Ack. I did it again. That isn't Lin up there. It's me. Marta. Just so you know.
This is such an interesting topic - sometimes it feels like writing is like composing (perhaps more so with poetry?) Rhythm, beats, melodies - answering riffs, the fall of a domino/beat seen from different perspectives. Maybe I'm mixing my references but it's why jazz has always appealed to me because it's like a conversation.
And yet another because of the first two. I always love stories that when you get to the end, you feel as if you've journeyed from one story quite into another by the end, and you're left wondering what the next story is. I always have to go back and inspect that fist domino, because it is many times surprising how it relates to the last domino to fall, and all the dominos in between. But then, I have a fascination with catylizing events when it comes to story structure.

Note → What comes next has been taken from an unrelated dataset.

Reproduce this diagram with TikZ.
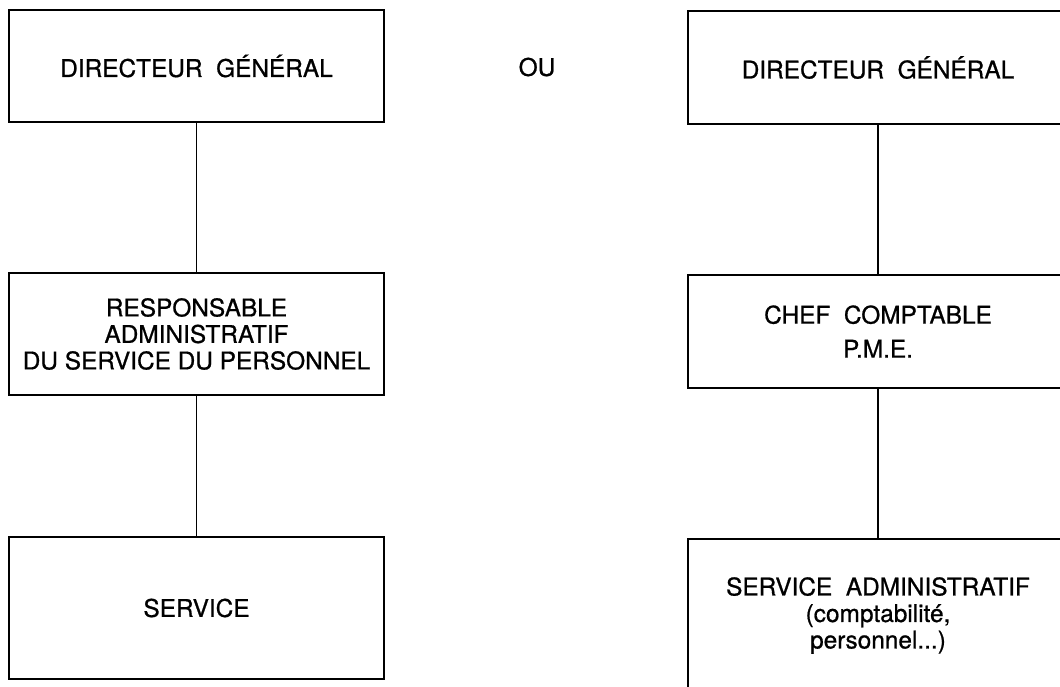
\documentclass[tikz,border=0pt]{standalone}
\usepackage{fontspec}
\setmainfont{TeX Gyre Heros}[FakeBold=0.8]
\begin{document}
\begin{tikzpicture}[x=1pt,y=-1pt,
  orgbox/.style={draw=black,line width=1.3pt,align=center,inner sep=0pt,
    font=\fontsize{24.4}{26.5}\selectfont},
  link/.style={draw=black,line width=1.3pt}]
\useasboundingbox (0,0) rectangle (1060,687);
\clip (0,0) rectangle (1060,687);
% left chain
\node[orgbox,minimum width=375pt,minimum height=112pt] (dgA) at (196.5,66)
  {DIRECTEUR\ \ GÉNÉRAL};
\node[orgbox,minimum width=375pt,minimum height=122pt] (resp) at (196.5,334)
  {RESPONSABLE\\ADMINISTRATIF\\DU SERVICE DU PERSONNEL};
\node[orgbox,minimum width=375pt,minimum height=142pt] (serv) at (196.5,608)
  {SERVICE};
% alternative
\node[font=\fontsize{24.4}{26.5}\selectfont,inner sep=0pt] (ou) at (537,67) {OU};
% right chain
\node[orgbox,minimum width=380pt,minimum height=113pt] (dgB) at (878,67.5)
  {DIRECTEUR\ \ GÉNÉRAL};
\node[orgbox,minimum width=380pt,minimum height=113pt] (chef) at (878,331.5)
  {CHEF\ \ COMPTABLE\\[7.5pt]P.M.E.};
\node[orgbox,minimum width=380pt,minimum height=153pt] (admin) at (878,615.5)
  {SERVICE\ \ ADMINISTRATIF\\(comptabilité,\\personnel...)};
% connectors
\draw[link] (dgA) -- (resp);
\draw[link] (resp) -- (serv);
\draw[link] (dgB) -- (chef);
\draw[link] (chef) -- (admin);
\end{tikzpicture}
\end{document}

I love this metaphor. I think that's the way I write, like dominoes falling, this action (description, dialog, sentence, word) leads to that one and on to the next. Sometime I wonder what would happen to the story if I changed the one small action. Sometimes I do. Sometimes it takes, sometimes I have to go back some 60 actions to start over.
And as for rules on other planets, since I am writing a Science Fiction novel, I would argue that the rule you bring up is a top notch one to carry into an alien world, to help us believe that it is a real world, just like this one, and maybe just not visible yet.